Leyu: The role of speculation or imagination is very powerful in that regard. It’s something that we can use to make the unreal real and invite the future to now. Design and speculation create tools to tell stories – they make fictional scenarios real in the present.
Csaba: One story that we need to understand is that consuming less and respecting others is the basis of sustainability. When it comes to the holiday season, it’s not necessary for us to behave as we have done traditionally, because traditions can be wrong. We need to select what to embrace from the past, what to embrace from the present, and what we need to build for the future. Building new, more sustainable traditions is a must.
M Magazine: Are you optimistic that we can do that?
Leyu: Traditions can be formulated quickly. In China, we've started eating apples at Christmas because the pronunciation of “apple” in Chinese sounds similar to the pronunciation of “safety”, so the apple becomes a symbol of good fortune associated with Christmas. Traditions don’t need to have a long history. Moments of celebration are essential no matter what culture you're from, but it’s important to reconsider the foods that we eat during them. Some foods are full of possibilities, for example, such as dumplings – there are so many different ways to cook them, eat them, and you can store any that are left over. I think we could find a balance between foods you can enjoy in the moment, but also as leftovers.
Marije: Many people relate to traditions that they think shouldn't change, but who says that’s the case? Traditions have been designed and developed and changed for years, and sometimes there can be really silly reasons for a tradition. As designers, we can help to create new traditions that do make sense, but which also honour the sense of enjoyment of food and togetherness.
Csaba: My role is also focused on reducing laziness around food and, like you’ve both said, imagination and creativity are the key to that. Even here in Italy, where eating seasonally and sustainability are huge topics, people can still be very lazy. Something like 25 per cent of all food bought in Italian stores is wasted, for example, which is a huge quantity.
M Magazine: A lot of what we're talking about are issues that extend far outside of food – waste, use of resources, social interaction. What about food makes it such a good vehicle to have these wider discussions?
Emilie: Food is the only thing we do multiple times a day. I always think of it as circuit training for our lives. It's where we build muscle memory, because if you attach new meaning to it, and then repeat that multiple times a day, it has a huge impact in terms of behavioural change, because it's embodied experience. Embodied experiences is where food is deeply powerful, and celebrations are sort of the apex of that.
Leyu: Eating is an embodiment of choice – it’s so important that we think about what we’re putting into our bodies. Designing around food really highlights that idea of choice, or the process of making a choice. The nature of eating fascinates me because the choices that people make about what to eat represent something about them.

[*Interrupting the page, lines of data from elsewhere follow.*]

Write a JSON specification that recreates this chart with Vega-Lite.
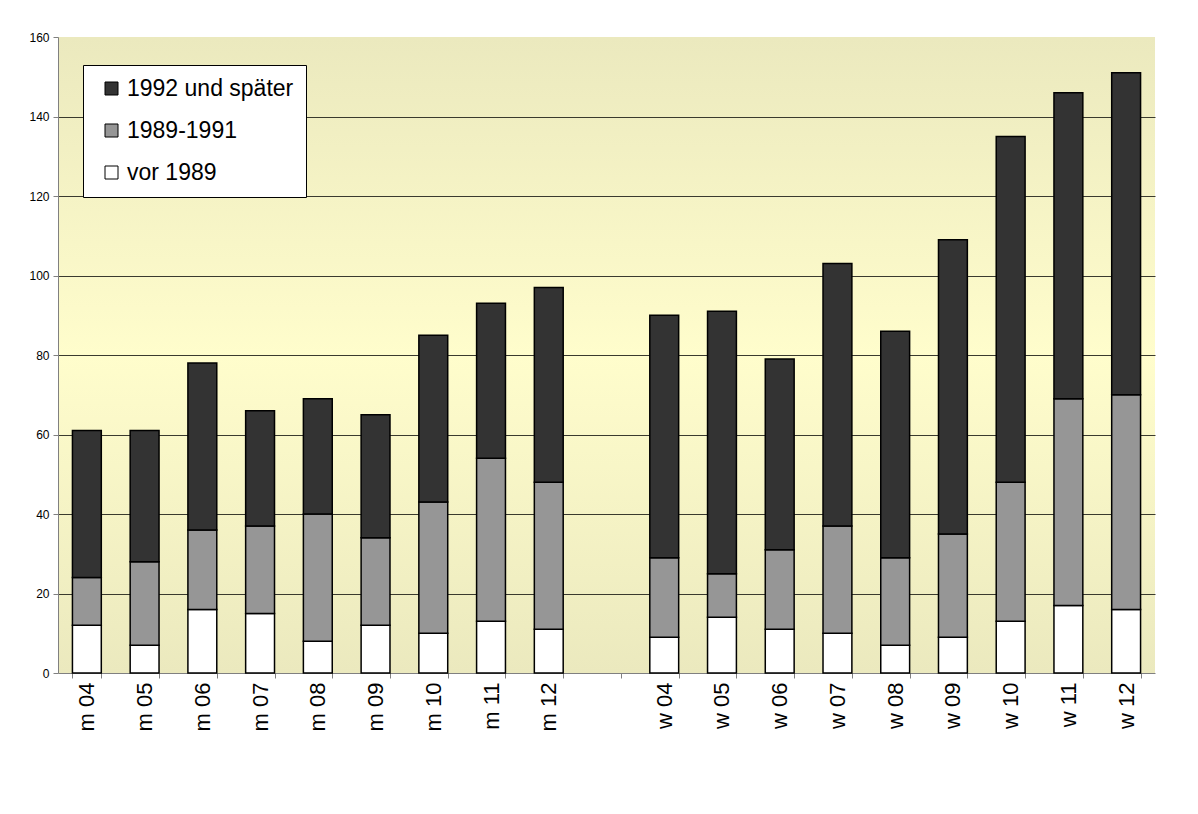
{
  "$schema": "https://vega.github.io/schema/vega-lite/v6.json",
  "autosize": "none",
  "padding": {"left": 58, "top": 37, "right": 43, "bottom": 141},
  "width": 1097,
  "height": 636,
  "background": "white",
  "config": {
    "font": "Liberation Sans",
    "view": {
      "stroke": null,
      "fill": {
        "gradient": "linear",
        "x1": 0, "y1": 0, "x2": 0, "y2": 1,
        "stops": [
          {"offset": 0, "color": "#ebe9be"},
          {"offset": 0.5, "color": "#fffdcc"},
          {"offset": 1, "color": "#ebe9be"}
        ]
      }
    }
  },
  "datasets": {
    "periods": [
      {"period": "vor 1989", "rank": 1},
      {"period": "1989-1991", "rank": 2},
      {"period": "1992 und später", "rank": 3}
    ]
  },
  "data": {
    "values": [
      {"group": "m 04", "vor 1989": 12, "1989-1991": 12, "1992 und später": 37},
      {"group": "m 05", "vor 1989": 7, "1989-1991": 21, "1992 und später": 33},
      {"group": "m 06", "vor 1989": 16, "1989-1991": 20, "1992 und später": 42},
      {"group": "m 07", "vor 1989": 15, "1989-1991": 22, "1992 und später": 29},
      {"group": "m 08", "vor 1989": 8, "1989-1991": 32, "1992 und später": 29},
      {"group": "m 09", "vor 1989": 12, "1989-1991": 22, "1992 und später": 31},
      {"group": "m 10", "vor 1989": 10, "1989-1991": 33, "1992 und später": 42},
      {"group": "m 11", "vor 1989": 13, "1989-1991": 41, "1992 und später": 39},
      {"group": "m 12", "vor 1989": 11, "1989-1991": 37, "1992 und später": 49},
      {"group": "w 04", "vor 1989": 9, "1989-1991": 20, "1992 und später": 61},
      {"group": "w 05", "vor 1989": 14, "1989-1991": 11, "1992 und später": 66},
      {"group": "w 06", "vor 1989": 11, "1989-1991": 20, "1992 und später": 48},
      {"group": "w 07", "vor 1989": 10, "1989-1991": 27, "1992 und später": 66},
      {"group": "w 08", "vor 1989": 7, "1989-1991": 22, "1992 und später": 57},
      {"group": "w 09", "vor 1989": 9, "1989-1991": 26, "1992 und später": 74},
      {"group": "w 10", "vor 1989": 13, "1989-1991": 35, "1992 und später": 87},
      {"group": "w 11", "vor 1989": 17, "1989-1991": 52, "1992 und später": 77},
      {"group": "w 12", "vor 1989": 16, "1989-1991": 54, "1992 und später": 81}
    ]
  },
  "transform": [
    {"fold": ["vor 1989", "1989-1991", "1992 und später"], "as": ["period", "count"]},
    {"lookup": "period", "from": {"data": {"name": "periods"}, "key": "period", "fields": ["rank"]}}
  ],
  "mark": {"type": "bar", "stroke": "black", "strokeWidth": 1.5},
  "encoding": {
    "x": {
      "field": "group",
      "type": "nominal",
      "scale": {
        "domain": ["m 04", "m 05", "m 06", "m 07", "m 08", "m 09", "m 10", "m 11", "m 12", "",
                   "w 04", "w 05", "w 06", "w 07", "w 08", "w 09", "w 10", "w 11", "w 12"],
        "paddingInner": 0.5,
        "paddingOuter": 0.25
      },
      "axis": {
        "title": null,
        "labelAngle": -90,
        "labelFontSize": 22,
        "labelColor": "black",
        "labelPadding": 4,
        "tickBand": "extent",
        "tickColor": "#808080",
        "tickSize": 5,
        "domainColor": "#808080",
        "grid": false
      }
    },
    "y": {
      "field": "count",
      "type": "quantitative",
      "stack": "zero",
      "scale": {"domain": [0, 160], "nice": false},
      "axis": {
        "title": null,
        "values": [0, 20, 40, 60, 80, 100, 120, 140, 160],
        "labelFontSize": 12,
        "labelColor": "black",
        "labelPadding": 4,
        "tickColor": "#808080",
        "tickSize": 5,
        "domainColor": "#808080",
        "grid": true,
        "gridColor": {
          "condition": {"test": "datum.value === 0 || datum.value === 160", "value": "transparent"},
          "value": "#3a3a2e"
        },
        "gridOpacity": 1,
        "gridWidth": 1
      }
    },
    "order": {"field": "rank", "type": "quantitative", "sort": "ascending"},
    "color": {
      "field": "period",
      "type": "nominal",
      "scale": {
        "domain": ["vor 1989", "1989-1991", "1992 und später"],
        "range": ["#ffffff", "#969696", "#333333"]
      },
      "legend": {
        "title": null,
        "orient": "none",
        "legendX": 25,
        "legendY": 28,
        "values": ["1992 und später", "1989-1991", "vor 1989"],
        "fillColor": "white",
        "strokeColor": "black",
        "padding": 12,
        "symbolOffset": 5,
        "symbolType": "square",
        "symbolSize": 169,
        "symbolStrokeColor": "black",
        "symbolStrokeWidth": 1,
        "labelFontSize": 23,
        "labelColor": "black",
        "labelOffset": 4,
        "labelLimit": 400,
        "rowPadding": 18
      }
    }
  }
}
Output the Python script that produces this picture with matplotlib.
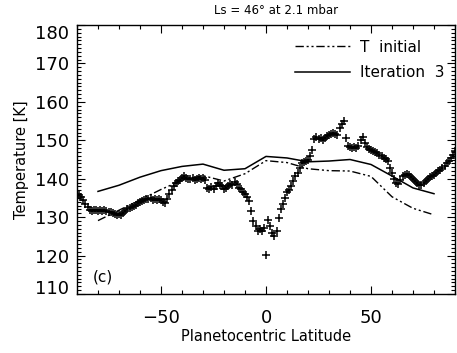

Marije: I agree with everything you’re saying. The moment that you start working with food, you realise that you're not actually working with food. You're always working with the eating human being, because if food is not eaten, it doesn't mean anything. I think this relationship between food and the human is very interesting, because food is the most important material in the world. Without food, we cannot live. So it’s simple: if you're a designer, food is an obvious choice to work with. It has all these layers of identity and culture and connection with other people, as well as friction and conflict and politics and landscape. It encompasses everything.